Not the contra dance community doesn't have its occasional problems ... but as far as I know, excluding parents and kids isn't one of them.
(Caveat: I've only danced in two cities so far, and most of what I know of square dancing comes from contra dancers.)
Posted by: gleomstapa | Jul 16, 2012 at 12:24 AM
When we danced, the one time we did*, there were some kids there - somewhere between 5 and 10, I'd say (older than 10, and they were dancing with the adults) - off in a nursery type room, but no babies. By the time Kid 1 was old enough to attend dances, we had moved**, and then Kid 2 came along...
*It was fun. There was a period of teaching, then we did some contra dancing***, then we did some square dancing (because, rural Virginia - you've got a caller, you've got a fiddle band? square dancing breaks out). I'm not particularly fond of "dancing" per se, but I enjoyed the ritual nature of contra dancing, which didn't seem to require a whole lot of acrobatic coordination or remembering steps or leading or dips or anything.
**Which entailed creating a whole new network of community. I suppose if we had been more plugged into contra, we could have searched for a contra dance group here - that's the advantage of that sort of portable communal activity. Instead, we sought out the local UU congregation, which served the same function.

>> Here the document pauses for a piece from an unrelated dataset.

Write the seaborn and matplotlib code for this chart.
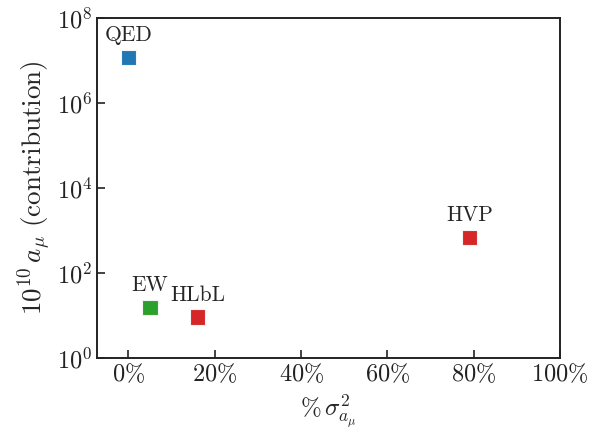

***It occurs to me that no one has actually defined what we mean by contra dancing. No one has asked, but if you've been sitting on your hands wondering, here you go (and, perhaps I'm not the best person to explain it, so if I've missed something or screwed something up, please please correct me). If you've seen a BBC production of any of Jane Austen's novels (or something set in period), it's the sort of dancing presented in those films - two lines of dancers, relatively sedate pace, periodic changes of partners, set steps. It's a little like square dancing (hence above comparisons), but slower, and in lines, not squares.